*Direction*
Exact reproduction is required for the lines bounded by the one containing "Emit a web page" and the one containing "0.04,0.015,0.005,null]", both bounds included. Print them without any pictures.

*Recorded information*
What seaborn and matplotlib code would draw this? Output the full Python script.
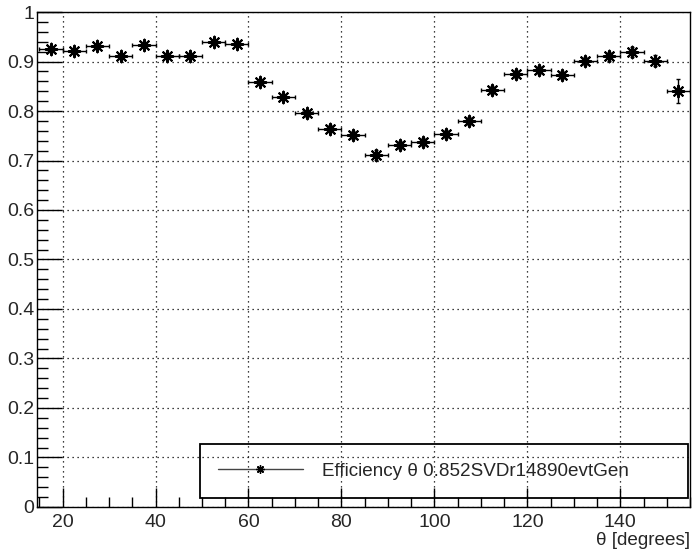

--

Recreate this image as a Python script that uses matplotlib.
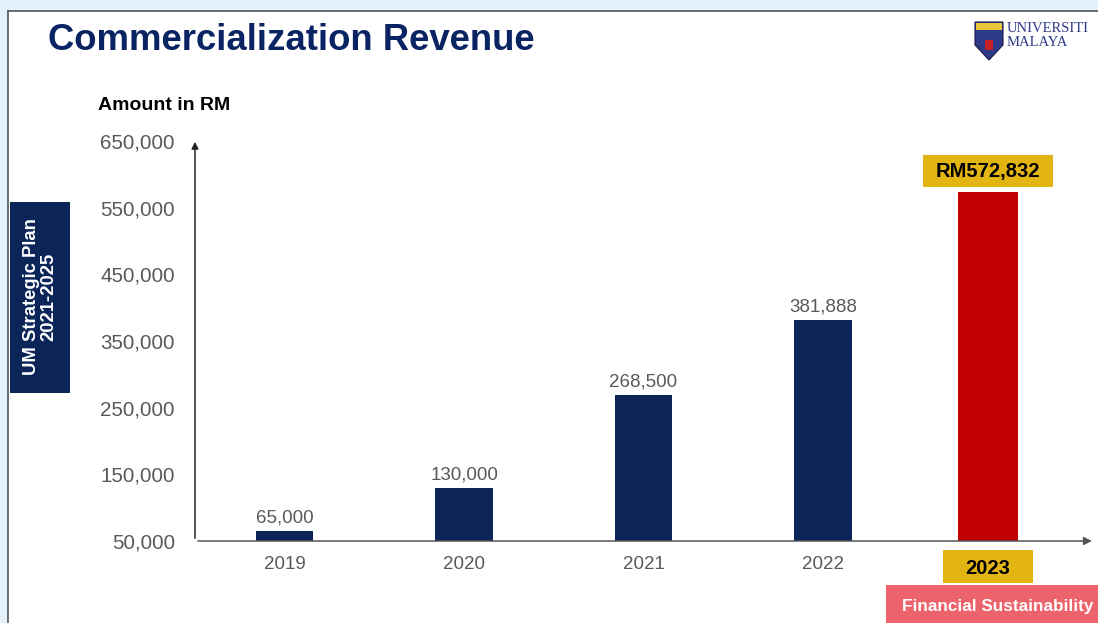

--

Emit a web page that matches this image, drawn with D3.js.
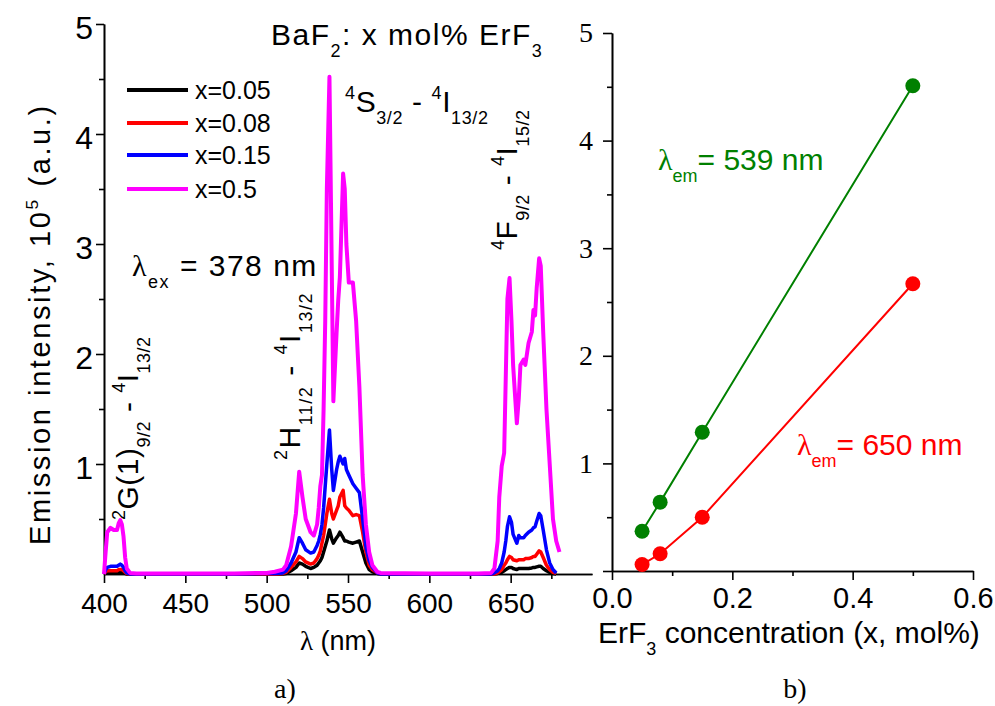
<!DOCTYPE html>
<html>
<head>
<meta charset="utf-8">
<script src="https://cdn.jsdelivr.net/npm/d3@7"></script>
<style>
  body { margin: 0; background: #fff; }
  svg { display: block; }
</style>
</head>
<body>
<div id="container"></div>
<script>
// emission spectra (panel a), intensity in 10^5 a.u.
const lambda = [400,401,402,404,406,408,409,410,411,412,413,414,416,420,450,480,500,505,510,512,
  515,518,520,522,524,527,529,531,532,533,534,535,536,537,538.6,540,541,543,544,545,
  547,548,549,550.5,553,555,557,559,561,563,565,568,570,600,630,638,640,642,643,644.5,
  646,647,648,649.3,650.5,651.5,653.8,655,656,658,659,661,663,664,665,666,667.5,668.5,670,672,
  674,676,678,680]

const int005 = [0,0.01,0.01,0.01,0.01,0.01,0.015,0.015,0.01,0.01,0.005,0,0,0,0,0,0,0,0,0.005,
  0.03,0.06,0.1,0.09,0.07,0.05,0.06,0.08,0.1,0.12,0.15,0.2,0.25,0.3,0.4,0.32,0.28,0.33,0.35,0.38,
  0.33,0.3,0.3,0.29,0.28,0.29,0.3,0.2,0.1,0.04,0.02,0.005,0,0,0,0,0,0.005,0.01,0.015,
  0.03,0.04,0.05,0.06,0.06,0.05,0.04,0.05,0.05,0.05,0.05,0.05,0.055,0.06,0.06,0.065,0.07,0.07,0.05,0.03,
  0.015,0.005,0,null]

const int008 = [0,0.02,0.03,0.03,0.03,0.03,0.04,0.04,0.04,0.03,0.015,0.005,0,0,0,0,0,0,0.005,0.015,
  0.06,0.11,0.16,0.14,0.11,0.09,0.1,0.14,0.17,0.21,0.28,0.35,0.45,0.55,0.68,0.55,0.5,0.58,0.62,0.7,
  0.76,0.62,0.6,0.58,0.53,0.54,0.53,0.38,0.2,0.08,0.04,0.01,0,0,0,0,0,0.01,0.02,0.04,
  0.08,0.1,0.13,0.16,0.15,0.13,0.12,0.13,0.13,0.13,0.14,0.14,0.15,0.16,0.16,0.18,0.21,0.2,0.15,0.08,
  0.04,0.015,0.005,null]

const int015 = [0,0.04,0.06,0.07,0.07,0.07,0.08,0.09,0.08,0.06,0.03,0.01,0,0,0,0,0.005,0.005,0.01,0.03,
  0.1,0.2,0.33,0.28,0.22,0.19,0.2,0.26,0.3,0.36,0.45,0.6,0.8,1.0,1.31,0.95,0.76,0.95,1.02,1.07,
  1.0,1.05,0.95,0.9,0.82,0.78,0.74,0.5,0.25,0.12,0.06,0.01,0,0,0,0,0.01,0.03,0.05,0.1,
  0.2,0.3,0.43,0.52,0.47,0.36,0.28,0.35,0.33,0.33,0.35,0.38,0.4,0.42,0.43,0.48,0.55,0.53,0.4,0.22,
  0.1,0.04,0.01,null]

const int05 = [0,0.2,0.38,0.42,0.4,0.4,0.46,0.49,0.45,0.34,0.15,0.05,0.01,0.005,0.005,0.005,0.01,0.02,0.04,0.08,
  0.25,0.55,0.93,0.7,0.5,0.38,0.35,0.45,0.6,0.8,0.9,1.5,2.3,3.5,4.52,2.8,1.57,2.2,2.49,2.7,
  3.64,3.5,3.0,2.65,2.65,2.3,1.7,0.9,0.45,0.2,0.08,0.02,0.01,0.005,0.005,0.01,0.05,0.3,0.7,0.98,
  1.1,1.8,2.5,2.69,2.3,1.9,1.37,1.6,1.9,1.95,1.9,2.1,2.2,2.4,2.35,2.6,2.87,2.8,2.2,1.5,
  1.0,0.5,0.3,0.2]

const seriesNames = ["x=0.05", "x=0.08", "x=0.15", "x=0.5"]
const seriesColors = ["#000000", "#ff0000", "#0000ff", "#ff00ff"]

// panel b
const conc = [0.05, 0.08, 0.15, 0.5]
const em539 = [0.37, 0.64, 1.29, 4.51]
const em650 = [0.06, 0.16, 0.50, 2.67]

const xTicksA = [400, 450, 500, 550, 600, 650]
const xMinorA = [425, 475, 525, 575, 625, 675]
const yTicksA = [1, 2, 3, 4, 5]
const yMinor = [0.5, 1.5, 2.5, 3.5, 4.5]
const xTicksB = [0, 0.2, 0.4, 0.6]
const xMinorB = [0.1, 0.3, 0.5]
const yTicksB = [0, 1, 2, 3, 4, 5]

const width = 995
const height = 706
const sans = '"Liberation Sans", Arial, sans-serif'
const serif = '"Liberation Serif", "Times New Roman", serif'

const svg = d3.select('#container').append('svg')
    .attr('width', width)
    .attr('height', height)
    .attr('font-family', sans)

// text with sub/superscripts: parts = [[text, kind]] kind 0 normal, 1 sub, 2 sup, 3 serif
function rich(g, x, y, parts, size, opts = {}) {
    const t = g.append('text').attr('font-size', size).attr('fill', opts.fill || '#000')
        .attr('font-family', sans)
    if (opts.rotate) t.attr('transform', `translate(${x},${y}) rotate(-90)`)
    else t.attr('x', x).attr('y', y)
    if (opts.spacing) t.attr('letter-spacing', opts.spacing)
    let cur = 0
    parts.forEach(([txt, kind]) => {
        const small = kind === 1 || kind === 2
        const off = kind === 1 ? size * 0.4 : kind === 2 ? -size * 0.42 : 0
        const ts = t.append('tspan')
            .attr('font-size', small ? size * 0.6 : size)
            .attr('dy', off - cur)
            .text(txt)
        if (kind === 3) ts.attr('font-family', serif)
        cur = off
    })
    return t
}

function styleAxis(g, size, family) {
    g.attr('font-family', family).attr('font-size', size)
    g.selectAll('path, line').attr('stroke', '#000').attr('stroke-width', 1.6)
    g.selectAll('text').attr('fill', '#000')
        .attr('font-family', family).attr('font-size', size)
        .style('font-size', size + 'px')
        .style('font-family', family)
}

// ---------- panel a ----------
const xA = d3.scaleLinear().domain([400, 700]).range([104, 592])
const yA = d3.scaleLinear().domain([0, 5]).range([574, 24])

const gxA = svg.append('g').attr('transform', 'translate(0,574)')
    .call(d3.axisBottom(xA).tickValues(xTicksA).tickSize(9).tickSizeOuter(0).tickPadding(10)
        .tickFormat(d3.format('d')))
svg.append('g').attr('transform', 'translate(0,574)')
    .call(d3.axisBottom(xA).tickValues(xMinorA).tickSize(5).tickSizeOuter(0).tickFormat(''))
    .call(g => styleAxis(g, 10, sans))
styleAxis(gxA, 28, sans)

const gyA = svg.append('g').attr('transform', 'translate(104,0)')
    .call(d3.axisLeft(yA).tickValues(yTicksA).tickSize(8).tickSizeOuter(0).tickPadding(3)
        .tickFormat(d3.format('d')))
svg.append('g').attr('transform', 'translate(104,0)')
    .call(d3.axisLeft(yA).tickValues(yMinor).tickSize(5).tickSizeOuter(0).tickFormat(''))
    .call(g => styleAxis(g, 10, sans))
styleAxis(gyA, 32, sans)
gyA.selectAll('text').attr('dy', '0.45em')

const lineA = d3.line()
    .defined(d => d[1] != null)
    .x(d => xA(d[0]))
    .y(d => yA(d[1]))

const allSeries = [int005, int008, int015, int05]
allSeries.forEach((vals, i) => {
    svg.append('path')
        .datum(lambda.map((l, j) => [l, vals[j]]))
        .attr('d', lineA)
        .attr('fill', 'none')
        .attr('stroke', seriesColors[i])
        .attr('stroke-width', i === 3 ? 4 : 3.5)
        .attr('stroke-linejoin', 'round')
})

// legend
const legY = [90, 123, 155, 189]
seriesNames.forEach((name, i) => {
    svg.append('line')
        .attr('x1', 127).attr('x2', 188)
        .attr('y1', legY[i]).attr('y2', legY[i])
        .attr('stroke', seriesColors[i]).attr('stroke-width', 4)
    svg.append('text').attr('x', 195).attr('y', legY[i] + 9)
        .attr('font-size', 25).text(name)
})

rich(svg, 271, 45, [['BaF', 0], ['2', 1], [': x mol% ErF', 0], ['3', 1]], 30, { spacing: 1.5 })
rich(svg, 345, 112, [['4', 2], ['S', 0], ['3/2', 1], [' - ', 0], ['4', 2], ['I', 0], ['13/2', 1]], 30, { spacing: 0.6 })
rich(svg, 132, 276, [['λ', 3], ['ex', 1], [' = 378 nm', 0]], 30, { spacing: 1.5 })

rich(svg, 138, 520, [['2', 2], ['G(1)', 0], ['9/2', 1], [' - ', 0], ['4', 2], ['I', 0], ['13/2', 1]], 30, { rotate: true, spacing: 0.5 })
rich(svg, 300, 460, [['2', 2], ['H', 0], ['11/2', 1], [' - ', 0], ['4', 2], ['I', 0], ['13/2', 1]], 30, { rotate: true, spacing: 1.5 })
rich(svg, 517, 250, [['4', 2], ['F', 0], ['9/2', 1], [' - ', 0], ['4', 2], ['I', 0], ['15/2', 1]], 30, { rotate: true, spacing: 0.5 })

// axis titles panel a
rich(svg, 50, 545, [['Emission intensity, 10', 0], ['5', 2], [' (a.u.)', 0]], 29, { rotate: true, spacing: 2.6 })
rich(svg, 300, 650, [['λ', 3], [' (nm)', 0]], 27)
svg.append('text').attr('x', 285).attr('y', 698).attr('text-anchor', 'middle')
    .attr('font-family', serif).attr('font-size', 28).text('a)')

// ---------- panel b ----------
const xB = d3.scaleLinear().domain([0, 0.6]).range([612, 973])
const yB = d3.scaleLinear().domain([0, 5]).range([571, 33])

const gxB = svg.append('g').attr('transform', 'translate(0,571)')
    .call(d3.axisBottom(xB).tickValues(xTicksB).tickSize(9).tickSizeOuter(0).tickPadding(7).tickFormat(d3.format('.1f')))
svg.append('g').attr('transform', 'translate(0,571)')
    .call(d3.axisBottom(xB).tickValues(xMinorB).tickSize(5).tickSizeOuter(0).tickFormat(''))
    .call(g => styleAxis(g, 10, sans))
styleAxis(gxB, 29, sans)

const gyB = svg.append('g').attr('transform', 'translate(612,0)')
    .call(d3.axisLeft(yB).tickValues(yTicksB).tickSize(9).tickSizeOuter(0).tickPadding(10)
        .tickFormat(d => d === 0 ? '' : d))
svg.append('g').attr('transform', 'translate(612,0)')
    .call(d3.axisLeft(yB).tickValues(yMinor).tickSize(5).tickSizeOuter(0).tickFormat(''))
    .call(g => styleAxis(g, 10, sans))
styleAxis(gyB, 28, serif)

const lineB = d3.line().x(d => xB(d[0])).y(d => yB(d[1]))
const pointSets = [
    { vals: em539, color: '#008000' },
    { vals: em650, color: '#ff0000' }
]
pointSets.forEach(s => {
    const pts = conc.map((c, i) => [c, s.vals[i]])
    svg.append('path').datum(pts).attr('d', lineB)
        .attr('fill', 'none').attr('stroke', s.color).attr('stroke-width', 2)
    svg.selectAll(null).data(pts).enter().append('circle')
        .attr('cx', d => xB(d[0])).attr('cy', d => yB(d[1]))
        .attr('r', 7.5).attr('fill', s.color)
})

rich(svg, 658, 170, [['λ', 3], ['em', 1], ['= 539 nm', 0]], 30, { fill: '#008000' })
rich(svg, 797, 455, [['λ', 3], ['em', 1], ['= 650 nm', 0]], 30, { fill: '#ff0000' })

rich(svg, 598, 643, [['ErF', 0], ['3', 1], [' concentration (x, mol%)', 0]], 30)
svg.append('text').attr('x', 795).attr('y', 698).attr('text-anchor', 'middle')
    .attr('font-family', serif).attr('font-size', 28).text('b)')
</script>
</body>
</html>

*Reply*
Emit a web page that matches this image, drawn with D3.js.
<!DOCTYPE html>
<html>
<head>
<meta charset="utf-8">
<script src="https://cdn.jsdelivr.net/npm/d3@7"></script>
<style>
  body { margin: 0; background: #fff; }
  svg { display: block; }
</style>
</head>
<body>
<div id="container"></div>
<script>
// emission spectra (panel a), intensity in 10^5 a.u.
const lambda = [400,401,402,404,406,408,409,410,411,412,413,414,416,420,450,480,500,505,510,512,
  515,518,520,522,524,527,529,531,532,533,534,535,536,537,538.6,540,541,543,544,545,
  547,548,549,550.5,553,555,557,559,561,563,565,568,570,600,630,638,640,642,643,644.5,
  646,647,648,649.3,650.5,651.5,653.8,655,656,658,659,661,663,664,665,666,667.5,668.5,670,672,
  674,676,678,680]

const int005 = [0,0.01,0.01,0.01,0.01,0.01,0.015,0.015,0.01,0.01,0.005,0,0,0,0,0,0,0,0,0.005,
  0.03,0.06,0.1,0.09,0.07,0.05,0.06,0.08,0.1,0.12,0.15,0.2,0.25,0.3,0.4,0.32,0.28,0.33,0.35,0.38,
  0.33,0.3,0.3,0.29,0.28,0.29,0.3,0.2,0.1,0.04,0.02,0.005,0,0,0,0,0,0.005,0.01,0.015,
  0.03,0.04,0.05,0.06,0.06,0.05,0.04,0.05,0.05,0.05,0.05,0.05,0.055,0.06,0.06,0.065,0.07,0.07,0.05,0.03,
  0.015,0.005,0,null]

const int008 = [0,0.02,0.03,0.03,0.03,0.03,0.04,0.04,0.04,0.03,0.015,0.005,0,0,0,0,0,0,0.005,0.015,
  0.06,0.11,0.16,0.14,0.11,0.09,0.1,0.14,0.17,0.21,0.28,0.35,0.45,0.55,0.68,0.55,0.5,0.58,0.62,0.7,
  0.76,0.62,0.6,0.58,0.53,0.54,0.53,0.38,0.2,0.08,0.04,0.01,0,0,0,0,0,0.01,0.02,0.04,
  0.08,0.1,0.13,0.16,0.15,0.13,0.12,0.13,0.13,0.13,0.14,0.14,0.15,0.16,0.16,0.18,0.21,0.2,0.15,0.08,
  0.04,0.015,0.005,null]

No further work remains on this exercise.